For the first time, as I can remember, I experienced it while in Morocco on an intense retreat, lead by a French ex-ballet dancer. We were staying in a traditional Tuareg tents among the dunes of northern Sahara, spending our days getting in touch with our bodies and movement, practising our presence, awareness, with nothing in our view but dunes, dunes, dunes… Although the retreat and the activities were utterly enjoyable, I felt something was starting to build up within me and finally came up one day, while we were doing some exercises on these sandy dunes. Suddenly I felt I just could not do it anymore. My whole body felt ultimately tired after being forced for decades, and my mind felt tired of forcing and bossing the body around. I just crashed down and remained lying flat on my back, staring at this Saharan sky, motionless, not wanting to move. I totally seriously felt I wanted to just rest there, completely unmoving, for at least a hundred years. Yes, no mistake, for at least a hundred years. I felt tired like the whole planet, though I was not tired of the activities we did during these days, but tired of all the forcing of my body I did throughout my life. It took the French guy and his assistant quite some time to persuade me to get back on my feet. Finally I did it out of empathy – I really did not want to drive him crazy like this.
Today this feeling came back. The feeling that I have been forcing myself my whole life, using my will in order to do, to change, to move, to go, to sit, to run, by the schedule, on time…
About twenty years back or so I was practising, for a couple of years, a type of yogic natural meditation in which you, for 90 minutes per day, basically just let go of the control over your body, mind and emotions and let them follow whatever natural impulses they may have; rather than trying to superimpose even more will on them, in order to concentrate, put the body in a specific position… So in general terms you aim to take the wilful control off and let your whole being get in back in touch with the natural impulses and then follow the natural course. Well, the result was that for the first half of the year I was sleeping throughout my meditations. Immediately after the beginning of each meditation, my body fell down and I slept flat through the hour-and-a-half meditation periods. Day after day. The next half a year I was just dozing through meditations, half awake, and only after a year or so my body and my mind would remain awake for the assigned period of time, doing something that somewhat resembled the concept of meditation…
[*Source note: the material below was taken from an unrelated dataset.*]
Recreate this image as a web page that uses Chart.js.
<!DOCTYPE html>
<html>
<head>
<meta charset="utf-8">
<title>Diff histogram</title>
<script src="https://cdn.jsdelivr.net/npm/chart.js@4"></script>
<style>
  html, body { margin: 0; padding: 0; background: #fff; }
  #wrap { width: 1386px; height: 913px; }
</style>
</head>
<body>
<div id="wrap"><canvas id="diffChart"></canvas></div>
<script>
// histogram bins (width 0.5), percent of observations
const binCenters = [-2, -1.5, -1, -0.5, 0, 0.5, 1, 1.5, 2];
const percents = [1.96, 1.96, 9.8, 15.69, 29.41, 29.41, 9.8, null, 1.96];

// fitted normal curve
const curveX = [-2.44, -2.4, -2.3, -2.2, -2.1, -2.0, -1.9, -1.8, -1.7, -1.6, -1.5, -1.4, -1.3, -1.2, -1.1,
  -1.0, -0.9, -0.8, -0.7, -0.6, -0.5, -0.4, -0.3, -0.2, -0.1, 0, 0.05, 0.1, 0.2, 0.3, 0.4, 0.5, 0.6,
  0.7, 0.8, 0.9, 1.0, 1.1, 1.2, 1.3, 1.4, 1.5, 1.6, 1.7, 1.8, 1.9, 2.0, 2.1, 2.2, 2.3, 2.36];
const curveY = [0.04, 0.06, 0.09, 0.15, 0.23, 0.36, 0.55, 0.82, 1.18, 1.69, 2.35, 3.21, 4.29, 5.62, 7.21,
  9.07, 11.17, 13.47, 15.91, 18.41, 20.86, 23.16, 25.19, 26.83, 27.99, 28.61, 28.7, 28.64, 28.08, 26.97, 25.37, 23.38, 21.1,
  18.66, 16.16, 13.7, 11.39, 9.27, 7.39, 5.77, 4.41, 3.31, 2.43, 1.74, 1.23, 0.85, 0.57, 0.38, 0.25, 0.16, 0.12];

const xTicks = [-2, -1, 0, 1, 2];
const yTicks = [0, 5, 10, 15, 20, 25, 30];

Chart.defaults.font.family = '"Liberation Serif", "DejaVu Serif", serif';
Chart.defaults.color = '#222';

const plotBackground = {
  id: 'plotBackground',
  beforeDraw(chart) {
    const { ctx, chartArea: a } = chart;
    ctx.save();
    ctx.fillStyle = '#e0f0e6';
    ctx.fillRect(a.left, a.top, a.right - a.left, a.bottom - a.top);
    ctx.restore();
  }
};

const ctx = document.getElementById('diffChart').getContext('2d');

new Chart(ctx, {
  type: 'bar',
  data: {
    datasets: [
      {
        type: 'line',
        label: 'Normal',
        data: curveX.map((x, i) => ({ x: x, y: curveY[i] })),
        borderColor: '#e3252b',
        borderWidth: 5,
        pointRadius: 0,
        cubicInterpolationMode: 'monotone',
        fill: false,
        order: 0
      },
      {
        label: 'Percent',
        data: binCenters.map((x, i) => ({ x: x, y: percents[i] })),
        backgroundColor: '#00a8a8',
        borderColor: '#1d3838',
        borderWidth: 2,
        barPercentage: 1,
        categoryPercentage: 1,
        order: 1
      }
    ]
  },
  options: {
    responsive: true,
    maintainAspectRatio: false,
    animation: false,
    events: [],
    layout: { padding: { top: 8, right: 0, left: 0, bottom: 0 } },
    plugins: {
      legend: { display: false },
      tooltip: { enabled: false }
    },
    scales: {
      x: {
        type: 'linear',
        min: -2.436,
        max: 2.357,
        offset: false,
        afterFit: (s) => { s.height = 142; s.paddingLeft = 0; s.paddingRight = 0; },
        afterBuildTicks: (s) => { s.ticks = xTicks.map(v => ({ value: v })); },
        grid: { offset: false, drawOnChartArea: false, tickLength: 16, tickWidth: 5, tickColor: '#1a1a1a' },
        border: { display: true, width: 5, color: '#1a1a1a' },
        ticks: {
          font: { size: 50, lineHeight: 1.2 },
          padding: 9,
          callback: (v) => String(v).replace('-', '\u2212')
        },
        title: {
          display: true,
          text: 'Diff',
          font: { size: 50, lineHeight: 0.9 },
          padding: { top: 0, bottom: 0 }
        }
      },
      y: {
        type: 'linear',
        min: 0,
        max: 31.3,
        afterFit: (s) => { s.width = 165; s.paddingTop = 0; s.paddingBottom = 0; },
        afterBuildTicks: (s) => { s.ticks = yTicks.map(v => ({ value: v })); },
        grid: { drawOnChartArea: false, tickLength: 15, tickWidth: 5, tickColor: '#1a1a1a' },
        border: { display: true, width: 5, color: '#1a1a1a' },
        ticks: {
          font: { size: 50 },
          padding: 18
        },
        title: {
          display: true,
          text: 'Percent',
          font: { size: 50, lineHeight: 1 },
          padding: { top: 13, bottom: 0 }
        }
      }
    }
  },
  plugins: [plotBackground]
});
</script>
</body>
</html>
Anyway, if I put my focus on my body and my state of beingness, one of the main feelings I can identify is feeling damn tired. As simple as that. And I just want to stretch out on the couch and not move for years. Stare at the clouds through the window, sleep, perhaps watch really dumb movies, so that no thinking effort would be required. But if I do this I know, out of experience, I will soon start feeling really bad in my body and also pretty depressed in my mind and feelings, so existence does not get any more enjoyable really. But getting up and going somewhere is an effort, jogging and swimming and bicycling and all of that, it is an effort and forcing my body into something. And I am fed up with efforts and forcing in my life.
So, I am really a bit confused. Since I don’t think I am alone in this overall tiredness, I am wondering whether we have, by becoming “civilized”, lost all the touch with the natural energy flow and are now trying to replicate it by physical exercises, rest and all of that, neatly scheduled and programmed? I wonder whether it is possible at all to exist and live life 24 hours per day in alignment with your energy, to enjoy resting and to enjoy moving and making effort. Perhaps this is what animals do. Or maybe they don’t, but they at least don’t make a big fuzz around it, like I do. At least when I look at our cat, she seems to be feeling tired most of the time, but that’s why she simply sleeps most of the time. Problem solved, case closed.
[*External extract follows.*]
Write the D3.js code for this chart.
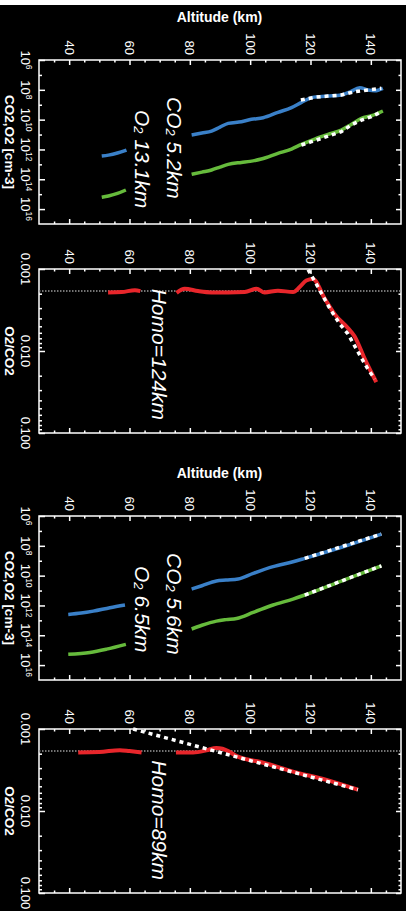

Or perhaps this is what Zen masters have been saying all along: “The true Zen is in eating when you are hungry, and sleeping when you are tired.” Yeah. I seem to be doing something dreadfully wrong here.
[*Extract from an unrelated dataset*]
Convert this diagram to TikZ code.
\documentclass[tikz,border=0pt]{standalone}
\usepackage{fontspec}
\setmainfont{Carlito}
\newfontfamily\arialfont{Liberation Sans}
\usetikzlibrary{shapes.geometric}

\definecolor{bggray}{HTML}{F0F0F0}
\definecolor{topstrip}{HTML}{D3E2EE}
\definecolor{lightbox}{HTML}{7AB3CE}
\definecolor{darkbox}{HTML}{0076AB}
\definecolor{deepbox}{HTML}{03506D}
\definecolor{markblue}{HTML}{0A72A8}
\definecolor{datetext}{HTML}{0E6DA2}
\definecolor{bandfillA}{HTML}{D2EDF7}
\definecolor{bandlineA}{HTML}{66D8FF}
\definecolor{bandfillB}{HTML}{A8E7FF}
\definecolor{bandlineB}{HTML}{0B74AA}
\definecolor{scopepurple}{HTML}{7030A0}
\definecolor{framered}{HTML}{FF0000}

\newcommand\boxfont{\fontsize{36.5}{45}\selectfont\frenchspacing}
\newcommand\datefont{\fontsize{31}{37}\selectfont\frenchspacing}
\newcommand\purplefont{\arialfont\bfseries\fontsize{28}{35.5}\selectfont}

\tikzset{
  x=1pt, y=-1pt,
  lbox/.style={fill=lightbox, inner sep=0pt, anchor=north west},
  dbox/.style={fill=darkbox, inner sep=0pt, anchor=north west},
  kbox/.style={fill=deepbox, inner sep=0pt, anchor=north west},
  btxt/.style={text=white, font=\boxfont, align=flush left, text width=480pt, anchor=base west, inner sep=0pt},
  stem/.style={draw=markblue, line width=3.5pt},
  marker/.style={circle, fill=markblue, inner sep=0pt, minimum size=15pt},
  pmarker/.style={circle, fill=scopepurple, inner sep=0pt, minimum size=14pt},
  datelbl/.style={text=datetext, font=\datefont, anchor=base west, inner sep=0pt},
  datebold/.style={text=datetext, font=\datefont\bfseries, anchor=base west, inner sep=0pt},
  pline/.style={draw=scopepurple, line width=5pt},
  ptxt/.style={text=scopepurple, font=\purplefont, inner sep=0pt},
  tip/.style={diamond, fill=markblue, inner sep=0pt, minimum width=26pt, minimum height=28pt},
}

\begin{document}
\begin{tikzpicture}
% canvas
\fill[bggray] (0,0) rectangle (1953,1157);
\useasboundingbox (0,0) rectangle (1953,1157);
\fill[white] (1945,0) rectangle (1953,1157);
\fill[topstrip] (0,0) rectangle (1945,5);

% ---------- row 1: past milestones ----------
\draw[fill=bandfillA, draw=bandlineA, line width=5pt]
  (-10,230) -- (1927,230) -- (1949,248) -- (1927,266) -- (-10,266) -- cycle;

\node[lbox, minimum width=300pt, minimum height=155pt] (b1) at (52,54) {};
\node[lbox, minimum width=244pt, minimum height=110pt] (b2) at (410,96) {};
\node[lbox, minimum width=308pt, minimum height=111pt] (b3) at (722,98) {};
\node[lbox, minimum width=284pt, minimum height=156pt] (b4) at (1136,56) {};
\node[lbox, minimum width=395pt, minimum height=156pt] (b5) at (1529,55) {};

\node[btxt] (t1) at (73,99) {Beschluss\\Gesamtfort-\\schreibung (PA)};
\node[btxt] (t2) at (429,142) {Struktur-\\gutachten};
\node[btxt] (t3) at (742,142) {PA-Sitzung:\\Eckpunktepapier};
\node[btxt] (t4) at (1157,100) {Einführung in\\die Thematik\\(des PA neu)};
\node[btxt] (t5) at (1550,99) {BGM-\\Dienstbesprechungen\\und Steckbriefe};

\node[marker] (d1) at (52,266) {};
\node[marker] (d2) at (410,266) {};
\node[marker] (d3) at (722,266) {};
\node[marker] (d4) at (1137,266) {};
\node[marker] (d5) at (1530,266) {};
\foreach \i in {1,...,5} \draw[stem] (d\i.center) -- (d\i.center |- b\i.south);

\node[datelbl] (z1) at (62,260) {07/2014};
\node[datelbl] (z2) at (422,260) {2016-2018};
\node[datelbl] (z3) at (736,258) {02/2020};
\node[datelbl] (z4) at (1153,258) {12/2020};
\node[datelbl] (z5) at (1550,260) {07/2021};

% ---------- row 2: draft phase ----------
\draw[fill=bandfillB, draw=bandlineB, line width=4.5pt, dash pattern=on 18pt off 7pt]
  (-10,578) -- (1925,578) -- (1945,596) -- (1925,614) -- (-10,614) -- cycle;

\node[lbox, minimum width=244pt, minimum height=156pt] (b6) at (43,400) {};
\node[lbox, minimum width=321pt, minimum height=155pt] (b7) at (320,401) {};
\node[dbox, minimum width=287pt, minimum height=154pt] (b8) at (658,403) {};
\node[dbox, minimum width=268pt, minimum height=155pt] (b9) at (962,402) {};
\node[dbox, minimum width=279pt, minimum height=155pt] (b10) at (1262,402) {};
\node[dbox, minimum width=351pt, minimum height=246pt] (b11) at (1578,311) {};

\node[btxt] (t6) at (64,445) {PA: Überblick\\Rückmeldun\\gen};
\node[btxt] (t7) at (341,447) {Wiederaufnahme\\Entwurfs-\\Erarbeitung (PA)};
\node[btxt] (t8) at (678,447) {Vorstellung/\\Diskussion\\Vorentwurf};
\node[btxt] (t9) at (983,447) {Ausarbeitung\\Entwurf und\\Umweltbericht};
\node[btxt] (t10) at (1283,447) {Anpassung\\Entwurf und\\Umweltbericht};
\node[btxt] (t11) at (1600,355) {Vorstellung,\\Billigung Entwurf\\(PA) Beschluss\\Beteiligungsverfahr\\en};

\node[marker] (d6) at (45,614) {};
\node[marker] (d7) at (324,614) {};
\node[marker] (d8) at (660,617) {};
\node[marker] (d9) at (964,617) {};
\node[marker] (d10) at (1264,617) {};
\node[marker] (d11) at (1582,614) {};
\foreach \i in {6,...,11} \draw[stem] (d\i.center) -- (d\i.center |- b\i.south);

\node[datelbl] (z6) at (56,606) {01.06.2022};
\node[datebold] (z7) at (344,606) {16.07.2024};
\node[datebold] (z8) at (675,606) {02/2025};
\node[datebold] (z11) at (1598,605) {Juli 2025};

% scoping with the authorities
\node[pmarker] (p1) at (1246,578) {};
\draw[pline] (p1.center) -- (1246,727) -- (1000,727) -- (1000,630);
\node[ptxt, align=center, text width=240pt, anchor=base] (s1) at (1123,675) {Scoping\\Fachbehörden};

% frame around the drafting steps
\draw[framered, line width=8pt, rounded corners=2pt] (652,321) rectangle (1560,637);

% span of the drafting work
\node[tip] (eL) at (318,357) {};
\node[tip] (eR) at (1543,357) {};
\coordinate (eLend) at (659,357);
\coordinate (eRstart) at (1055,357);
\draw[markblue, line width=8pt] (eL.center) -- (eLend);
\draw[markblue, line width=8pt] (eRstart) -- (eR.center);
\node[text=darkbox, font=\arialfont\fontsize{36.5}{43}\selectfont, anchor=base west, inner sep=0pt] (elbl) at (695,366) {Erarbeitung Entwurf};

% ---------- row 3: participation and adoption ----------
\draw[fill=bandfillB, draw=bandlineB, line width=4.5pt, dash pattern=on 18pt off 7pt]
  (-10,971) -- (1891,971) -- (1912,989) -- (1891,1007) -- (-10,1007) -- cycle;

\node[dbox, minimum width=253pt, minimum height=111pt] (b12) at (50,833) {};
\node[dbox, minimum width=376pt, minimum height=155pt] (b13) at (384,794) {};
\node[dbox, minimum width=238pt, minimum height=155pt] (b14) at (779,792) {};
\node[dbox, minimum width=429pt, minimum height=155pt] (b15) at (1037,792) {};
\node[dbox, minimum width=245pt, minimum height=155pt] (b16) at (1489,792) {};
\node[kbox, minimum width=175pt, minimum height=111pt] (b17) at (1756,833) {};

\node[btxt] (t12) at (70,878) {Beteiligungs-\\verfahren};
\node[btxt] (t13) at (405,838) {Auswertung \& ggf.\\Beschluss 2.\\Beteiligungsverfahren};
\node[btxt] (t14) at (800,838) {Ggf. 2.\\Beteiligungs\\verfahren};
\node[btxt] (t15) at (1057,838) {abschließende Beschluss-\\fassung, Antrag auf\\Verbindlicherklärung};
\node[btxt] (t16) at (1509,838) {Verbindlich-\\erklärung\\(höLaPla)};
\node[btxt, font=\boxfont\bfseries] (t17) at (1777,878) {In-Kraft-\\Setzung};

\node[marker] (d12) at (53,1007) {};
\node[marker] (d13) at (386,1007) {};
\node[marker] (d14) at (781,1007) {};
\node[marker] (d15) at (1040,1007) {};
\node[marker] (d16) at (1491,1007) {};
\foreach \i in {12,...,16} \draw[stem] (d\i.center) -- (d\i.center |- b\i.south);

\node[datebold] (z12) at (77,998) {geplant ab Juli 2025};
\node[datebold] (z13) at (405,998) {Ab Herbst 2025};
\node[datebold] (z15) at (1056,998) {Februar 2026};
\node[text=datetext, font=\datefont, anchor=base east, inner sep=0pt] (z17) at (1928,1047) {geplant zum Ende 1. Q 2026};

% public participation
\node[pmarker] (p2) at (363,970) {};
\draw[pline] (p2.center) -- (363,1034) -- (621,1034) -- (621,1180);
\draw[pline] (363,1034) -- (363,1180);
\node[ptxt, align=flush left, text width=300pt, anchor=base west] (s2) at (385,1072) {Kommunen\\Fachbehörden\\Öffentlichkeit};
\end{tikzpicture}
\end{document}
Or perhaps it is just the age. I am 43, after all. Maybe I just need to get used to a somewhat lower level of energy then I have had when twenty years old. Because after four decades, isn’t it that the tiredness somehow builds up and the energy level goes red? Perhaps human body is really not meant to live as long and should be switched off after 30 or so… Or is it something in the food? Perhaps global conspiracy of illuminatis? Or invasion of body snatchers? Or climate changes?
And here comes the last dilemma; do I really even want to become less tired (and then have more energy so as to work more, oh no no no no!), or do I really just want to rest more, not really minding being tired. You know, just happily resting my life away.
Right now the second option seems more appealing.